The Supreme Court concluded that Aboriginal title had not been extinguished when the region became part of Canada but did not actually legally recognize the nations' title — instead it ordered a new trial but also encouraged negotiation between the First Nations, B.C. and Canada.

For a period of time, the Wet'suwet'en pursued negotiations through the B.C. treaty process but withdrew from treaty talks several years ago. Now, they're coming back to the table with Canada and B.C. to negotiate once again. 

Timeline 'not etched in stone'

The Wet'suwet'en Nation was divided into six band councils — governing systems from the Indian Act that were imposed on the Nation and physically separated people onto reserves spread out across hundreds of kilometres.

Four of the band council chiefs have already expressed opposition to the signing of the MOU and are calling for negotiations to be halted, writing in a public statement that they lack confidence in the process that's unfolding without their consent.  

B.C. Minister of Indigenous Relations and Reconciliation Scott Fraser said that reunification within the Nation is an essential piece to moving forward with any kind of final agreement. 

While most of that work will be left up to the Nation to figure out internally, he said the province will be engaging with the elected chiefs as well. 

Within the MOU are timelines for next steps, though Fraser said those are not "etched in stone" and there will be flexibility from all parties involved. 

Speaking to reporters after in-person meetings in Smithers, B.C., in early March, from left: federal Minister of Crown-Indigenous Relation Carolyn Bennett; Wet'suwet'en hereditary leader Chief Woos, also known as Frank Alec; and B.C. Indigenous Relations Minister Scott Fraser. (Jonathan Hayward/The Canadian Press)

The MOU states "There will be no impact on rights and interests pertaining to land until jurisdiction is transferred to the Wet'suwet'en." The MOU says transfer of jurisdiction will happen over time and jurisdiction may be shared in some cases with the federal and provincial governments.

Negotiating some of the areas of the MOU will likely take more time than others, like coming to agreement on where the Wet'suwet'en will have exclusive jurisdiction versus what will be shared. 

Na'moks said some areas for shared jurisdiction might be easier to figure out, like maintenance of highways through the territory. 

The agreement also doesn't make any impact on the Coastal GasLink pipeline that is currently under construction and which led to the MOU discussions in the first place. 

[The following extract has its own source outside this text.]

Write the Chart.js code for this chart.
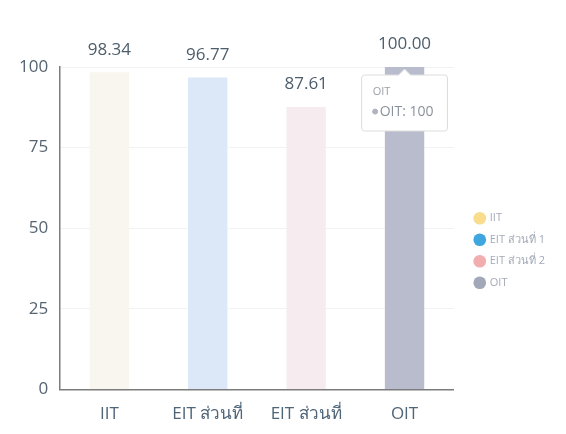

Conflict over the pipeline project amplified the unresolved questions around title and jurisdiction on the Nation's traditional territory and also raised questions around which government (hereditary or band council) could consent to projects on the territory. 

Addressing 'uncertainty and unpredictability'

Five of the six band councils signed benefit agreements with the pipeline company while hereditary leadership was opposed to the project and maintained that band council authority was limited to the reserve. 

Fraser said the MOU should provide clarity on things like how the land will be managed and through which governing structure. 

He said these are "outstanding questions" that have been ignored and as a consequence "have led to conflict and disagreement certainly on the ground."

"So our hope and the intent is… that we're going to start addressing that uncertainty and unpredictability on the land base for everybody." 

The end goal of the MOU is to come to an agreement recognizing Wet'suwet'en rights and title that would be protected under Section 35 of the constitution. 

But as Knedebeas, hereditary chief of the Unist'ot'en wrote in a news release on Thursday, "Signing this thing doesn't mean it's a done deal."

He added that "We need to participate in this to work, for all of us, for those yet to come."